### Source material ###

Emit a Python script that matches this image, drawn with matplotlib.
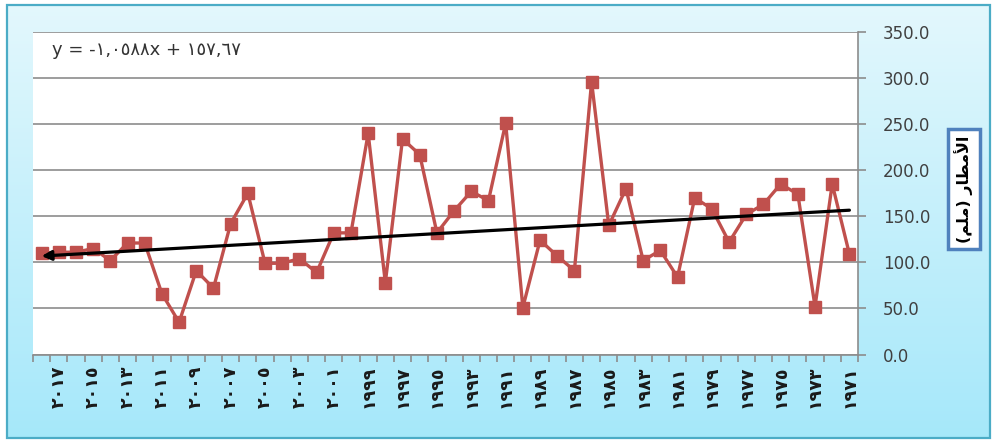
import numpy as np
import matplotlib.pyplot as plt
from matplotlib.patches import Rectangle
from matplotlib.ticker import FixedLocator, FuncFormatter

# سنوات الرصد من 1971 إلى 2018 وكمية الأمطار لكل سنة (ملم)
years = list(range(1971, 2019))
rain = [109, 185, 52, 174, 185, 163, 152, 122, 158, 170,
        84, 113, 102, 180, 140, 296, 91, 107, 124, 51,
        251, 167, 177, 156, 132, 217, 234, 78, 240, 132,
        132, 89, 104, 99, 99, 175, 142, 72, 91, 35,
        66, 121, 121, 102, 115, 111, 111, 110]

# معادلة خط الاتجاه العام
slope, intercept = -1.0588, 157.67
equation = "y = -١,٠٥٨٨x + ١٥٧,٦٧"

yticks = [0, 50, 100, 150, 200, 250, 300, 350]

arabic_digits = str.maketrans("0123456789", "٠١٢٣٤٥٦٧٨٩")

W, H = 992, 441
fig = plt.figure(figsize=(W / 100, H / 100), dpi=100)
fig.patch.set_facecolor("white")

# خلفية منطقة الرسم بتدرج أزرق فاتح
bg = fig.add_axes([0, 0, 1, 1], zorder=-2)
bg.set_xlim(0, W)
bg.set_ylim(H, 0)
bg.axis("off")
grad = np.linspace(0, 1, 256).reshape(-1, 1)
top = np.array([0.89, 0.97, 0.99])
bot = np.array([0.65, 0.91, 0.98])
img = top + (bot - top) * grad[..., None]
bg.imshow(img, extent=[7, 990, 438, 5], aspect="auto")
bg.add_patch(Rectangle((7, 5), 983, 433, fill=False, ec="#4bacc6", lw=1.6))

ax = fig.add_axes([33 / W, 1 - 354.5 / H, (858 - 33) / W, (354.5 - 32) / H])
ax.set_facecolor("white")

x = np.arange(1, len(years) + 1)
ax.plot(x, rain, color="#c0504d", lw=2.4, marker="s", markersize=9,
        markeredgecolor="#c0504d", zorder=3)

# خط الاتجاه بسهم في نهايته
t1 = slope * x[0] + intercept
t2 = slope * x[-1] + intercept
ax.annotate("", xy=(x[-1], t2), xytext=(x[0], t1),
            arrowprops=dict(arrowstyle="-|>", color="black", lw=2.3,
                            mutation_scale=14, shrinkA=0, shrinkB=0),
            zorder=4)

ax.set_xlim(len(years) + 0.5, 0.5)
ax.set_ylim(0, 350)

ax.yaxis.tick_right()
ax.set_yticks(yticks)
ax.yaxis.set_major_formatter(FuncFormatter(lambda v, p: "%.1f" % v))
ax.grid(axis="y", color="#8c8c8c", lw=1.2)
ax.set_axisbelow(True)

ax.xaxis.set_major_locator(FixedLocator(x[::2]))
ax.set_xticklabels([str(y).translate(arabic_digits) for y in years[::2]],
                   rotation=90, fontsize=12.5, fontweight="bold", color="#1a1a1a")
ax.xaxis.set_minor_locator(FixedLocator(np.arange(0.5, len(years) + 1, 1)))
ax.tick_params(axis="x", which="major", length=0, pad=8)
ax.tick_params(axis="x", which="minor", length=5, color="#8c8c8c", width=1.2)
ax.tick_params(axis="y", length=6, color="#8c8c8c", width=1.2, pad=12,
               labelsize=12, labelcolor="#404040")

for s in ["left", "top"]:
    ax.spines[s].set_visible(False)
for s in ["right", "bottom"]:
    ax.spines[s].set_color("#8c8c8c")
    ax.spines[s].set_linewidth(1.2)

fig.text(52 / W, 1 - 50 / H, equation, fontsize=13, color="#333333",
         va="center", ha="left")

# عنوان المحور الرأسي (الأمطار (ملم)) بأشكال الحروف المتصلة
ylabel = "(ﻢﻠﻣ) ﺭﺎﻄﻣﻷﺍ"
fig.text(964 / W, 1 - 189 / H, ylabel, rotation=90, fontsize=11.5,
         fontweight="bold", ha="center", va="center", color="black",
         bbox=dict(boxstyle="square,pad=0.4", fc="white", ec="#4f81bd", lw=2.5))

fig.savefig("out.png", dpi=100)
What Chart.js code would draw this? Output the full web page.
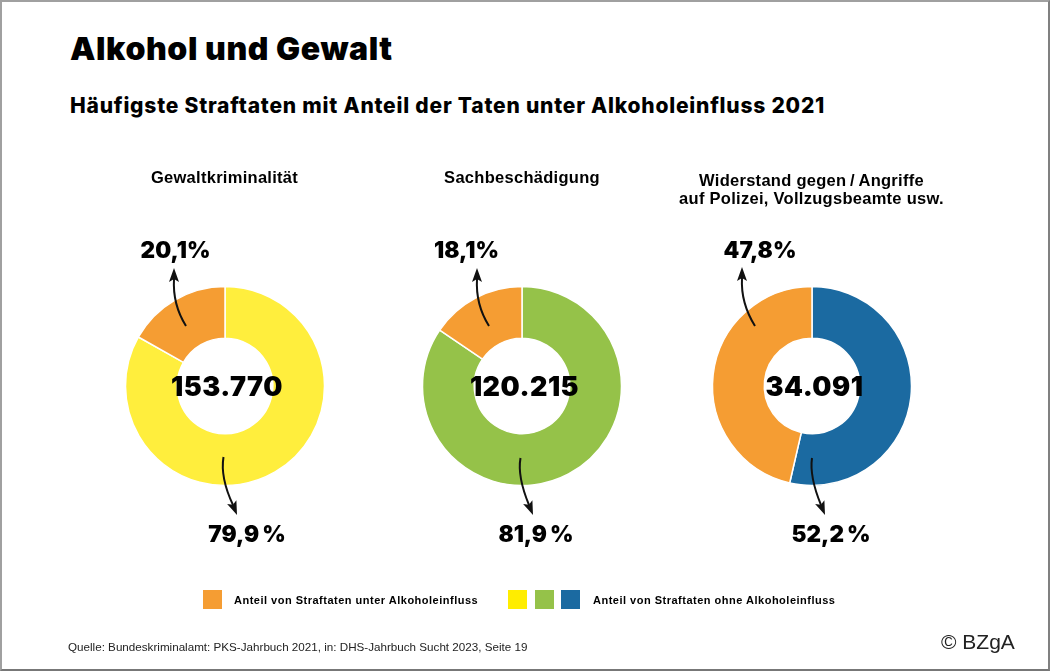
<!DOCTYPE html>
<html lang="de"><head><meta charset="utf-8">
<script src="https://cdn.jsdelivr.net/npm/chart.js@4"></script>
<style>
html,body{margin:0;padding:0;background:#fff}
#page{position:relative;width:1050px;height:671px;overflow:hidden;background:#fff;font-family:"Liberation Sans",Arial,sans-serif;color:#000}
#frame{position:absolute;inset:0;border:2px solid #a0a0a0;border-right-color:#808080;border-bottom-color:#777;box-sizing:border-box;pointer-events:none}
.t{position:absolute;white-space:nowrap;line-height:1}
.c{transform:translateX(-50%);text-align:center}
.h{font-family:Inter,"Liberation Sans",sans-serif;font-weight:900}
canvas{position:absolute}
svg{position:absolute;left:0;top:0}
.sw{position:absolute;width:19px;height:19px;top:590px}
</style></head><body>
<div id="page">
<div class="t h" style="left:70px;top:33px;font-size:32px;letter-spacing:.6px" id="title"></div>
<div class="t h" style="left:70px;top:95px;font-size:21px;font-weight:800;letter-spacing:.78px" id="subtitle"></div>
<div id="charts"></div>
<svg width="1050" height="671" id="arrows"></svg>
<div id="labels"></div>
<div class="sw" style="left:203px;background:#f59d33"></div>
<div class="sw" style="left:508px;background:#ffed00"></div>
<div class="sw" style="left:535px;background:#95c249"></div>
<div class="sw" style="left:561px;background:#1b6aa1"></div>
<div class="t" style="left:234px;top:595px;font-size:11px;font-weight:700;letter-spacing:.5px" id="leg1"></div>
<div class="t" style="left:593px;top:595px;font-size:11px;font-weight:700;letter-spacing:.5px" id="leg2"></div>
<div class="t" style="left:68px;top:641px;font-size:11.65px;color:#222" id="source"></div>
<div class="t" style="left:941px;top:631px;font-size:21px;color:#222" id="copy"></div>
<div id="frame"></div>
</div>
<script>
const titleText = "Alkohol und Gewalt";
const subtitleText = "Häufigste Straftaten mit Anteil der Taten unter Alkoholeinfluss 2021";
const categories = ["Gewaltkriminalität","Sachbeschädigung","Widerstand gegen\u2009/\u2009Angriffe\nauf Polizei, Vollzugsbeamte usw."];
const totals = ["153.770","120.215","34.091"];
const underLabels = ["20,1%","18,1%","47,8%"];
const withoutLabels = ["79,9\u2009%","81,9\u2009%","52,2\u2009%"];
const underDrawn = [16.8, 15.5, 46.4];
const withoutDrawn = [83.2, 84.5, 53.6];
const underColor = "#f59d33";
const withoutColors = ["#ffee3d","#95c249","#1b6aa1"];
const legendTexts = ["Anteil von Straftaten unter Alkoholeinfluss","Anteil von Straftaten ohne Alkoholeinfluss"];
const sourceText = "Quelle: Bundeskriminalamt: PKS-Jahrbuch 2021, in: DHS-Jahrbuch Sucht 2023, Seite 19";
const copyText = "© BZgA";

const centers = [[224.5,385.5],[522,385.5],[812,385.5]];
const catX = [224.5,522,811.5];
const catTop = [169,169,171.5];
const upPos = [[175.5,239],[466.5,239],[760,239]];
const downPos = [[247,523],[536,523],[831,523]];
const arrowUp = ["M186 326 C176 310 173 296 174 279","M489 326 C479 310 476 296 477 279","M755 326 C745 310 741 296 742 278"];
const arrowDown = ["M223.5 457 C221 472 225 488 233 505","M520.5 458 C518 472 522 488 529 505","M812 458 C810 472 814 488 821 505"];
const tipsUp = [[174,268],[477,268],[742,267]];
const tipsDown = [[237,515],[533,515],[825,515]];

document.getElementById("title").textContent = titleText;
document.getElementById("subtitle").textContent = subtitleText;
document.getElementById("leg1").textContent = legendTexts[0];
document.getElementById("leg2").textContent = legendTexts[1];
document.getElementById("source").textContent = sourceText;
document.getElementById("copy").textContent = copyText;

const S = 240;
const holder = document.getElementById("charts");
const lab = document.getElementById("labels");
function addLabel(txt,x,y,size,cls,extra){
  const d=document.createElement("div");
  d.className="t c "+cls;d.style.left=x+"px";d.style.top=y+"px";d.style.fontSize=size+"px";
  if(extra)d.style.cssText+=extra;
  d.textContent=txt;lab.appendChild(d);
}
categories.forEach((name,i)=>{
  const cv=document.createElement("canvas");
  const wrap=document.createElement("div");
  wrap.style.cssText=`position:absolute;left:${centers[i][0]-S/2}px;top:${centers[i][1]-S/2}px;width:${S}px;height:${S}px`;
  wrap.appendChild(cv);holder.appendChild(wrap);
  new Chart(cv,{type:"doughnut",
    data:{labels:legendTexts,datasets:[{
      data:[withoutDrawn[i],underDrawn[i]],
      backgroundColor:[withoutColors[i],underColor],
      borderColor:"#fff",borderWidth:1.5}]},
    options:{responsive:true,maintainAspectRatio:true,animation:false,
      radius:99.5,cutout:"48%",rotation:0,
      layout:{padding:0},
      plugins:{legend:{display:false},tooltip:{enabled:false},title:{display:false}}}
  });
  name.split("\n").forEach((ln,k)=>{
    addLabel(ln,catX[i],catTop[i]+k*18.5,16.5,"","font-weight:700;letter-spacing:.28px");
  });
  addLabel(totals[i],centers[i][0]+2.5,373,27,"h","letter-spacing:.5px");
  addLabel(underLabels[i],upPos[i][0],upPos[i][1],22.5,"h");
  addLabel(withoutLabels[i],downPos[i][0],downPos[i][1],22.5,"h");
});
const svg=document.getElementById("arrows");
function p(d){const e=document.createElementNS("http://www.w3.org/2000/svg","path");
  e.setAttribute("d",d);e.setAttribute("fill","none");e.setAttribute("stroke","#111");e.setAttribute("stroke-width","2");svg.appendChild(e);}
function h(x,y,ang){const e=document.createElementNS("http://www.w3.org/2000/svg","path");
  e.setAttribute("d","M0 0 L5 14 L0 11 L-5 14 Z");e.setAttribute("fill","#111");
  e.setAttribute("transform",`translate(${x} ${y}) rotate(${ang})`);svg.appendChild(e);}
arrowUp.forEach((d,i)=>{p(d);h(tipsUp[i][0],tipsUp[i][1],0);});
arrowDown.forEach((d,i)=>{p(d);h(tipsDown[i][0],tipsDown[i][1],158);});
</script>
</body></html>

###

Work to be completed:
Quote only what lies between the first line of the records and the line containing "from matplotlib.ticker import", please, including both lines and excluding images.

Solution for this exercise:
Emit a Python script that matches this image, drawn with matplotlib.
import numpy as np
import matplotlib.pyplot as plt
from matplotlib.patches import Rectangle
from matplotlib.ticker import FixedLocator, FuncFormatter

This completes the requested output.